Nach sorgfältiger Prüfung der der Mitarbeiterin des Reisebüros bekannten Umstände hätte diese den Beförderungsvertrag mit dem Flugunternehmen nie abschließen beziehungsweise vermitteln und die Ticketpreise als Aufwendungen verauslagen dürfen, so das AG München weiter. Aus objektiver Sicht sei die Beförderung der Tiere im Passagierraum das leitende Motiv für die Buchung der Flugtickets. Gemäß den Vorschriften der IATA müssten jedoch alle Haustiere, die nach Dubai reisen, als deklarierte Fracht transportiert werden und dürften weder im Passagier- noch im Frachtraum des Passagierflugzeugs transportiert werden. Demzufolge hätte die Mitarbeiterin des Reisebüros zur Erfüllung des Auftragszwecks vor Buchung zweifelsfrei abklären müssen, dass die Beförderung der Tiere im Passagierraum zulässig und möglich ist.
Die Vorab-Erkundigung sei vor allem vor dem Hintergrund erforderlich gewesen, so das AG München, dass der Mitarbeiterin bereits bekannt gewesen sei, dass eine andere Airline gerade keine Tiere im Passagierraum transportiert. Als Mitarbeiterin eines Reisebüros, die täglich mit Fragen betreffend Einreisebestimmungen konfrontiert ist, hätte sie bereits dieser Umstand dazu veranlassen müssen, bei der Auswahl der Flüge besonderes Augenmerk auf die Zulässigkeit des Tiertransports an Bord in der Kabine zu legen und diesen Umstand zwingend vor Buchung abzuklären. Dies gelte umso mehr, als die Einbuchung der Tiere unstreitig erst nach Buchung der Flugtickets erfolgen konnte, das heißt zunächst 3.327,20 Euro verauslagt werden mussten, um die Hunde überhaupt einbuchen zu können. Da die Einreise mit Haustieren im Passagierraum nach Dubai von vornherein rechtlich unmöglich war und dies nicht im Vorfeld durch das Reisebüro abgeklärt wurde, sei die Verauslagung der Ticketpreise nicht geeignet, notwendig und in angemessenem Verhältnis zur Verfolgung des Auftragszwecks. Ein Aufwendungsersatzanspruch bestehe daher nicht.
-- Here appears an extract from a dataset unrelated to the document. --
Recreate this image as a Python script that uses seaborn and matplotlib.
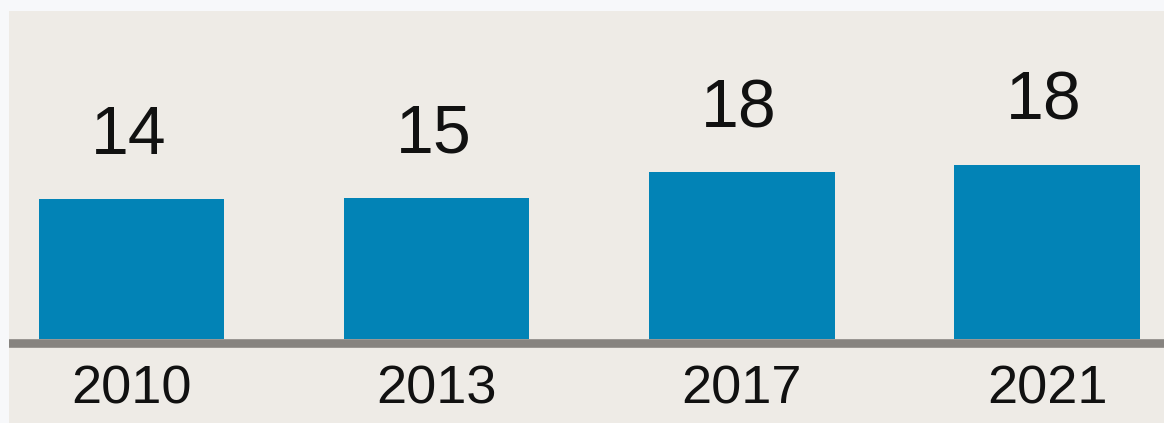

Das Reisebüro habe Pflichten aus dem Reisevermittlungsvertrag verletzt (§ 280 Absatz 1 BGB), so das AG München zur Widerklage. Die Mitarbeiterin des Reisebüros habe ihre Aufklärungs- und Beratungspflicht dahingehend verletzt, dass sie vor Buchung der Flugreise nicht zweifelsfrei abgeklärt hat, ob Hunde auf allen Streckenabschnitten nach Dubai im Passagierraum erlaubt sind. Die Beklagte habe ihren Schaden nicht sehenden Auges und unter Verletzung ihrer Schadensminderungspflicht nach § 254 Absatz 1 BGB selbst veranlasst. Sie sei in München gerade nicht darüber aufgeklärt worden, dass die Hunde aus rechtlichen Gründen nicht mit im Passagierraum nach Dubai einreisen dürfen und damit die Flugreise von Anfang an, so wie gewünscht, nicht möglich war. Diese Information habe die Beklagte erst in Zürich am Schalter erhalten. Hätte sie diese Information bereits in München bekommen, hätte kein Anspruch auf Schadenersatz bestanden. So durfte sie sich auf die Information des Reisebüros verlassen, sodass keine Zweifel an der Kausalität und keine Anhaltspunkte für ein Mitverschulden der Beklagten bestehen.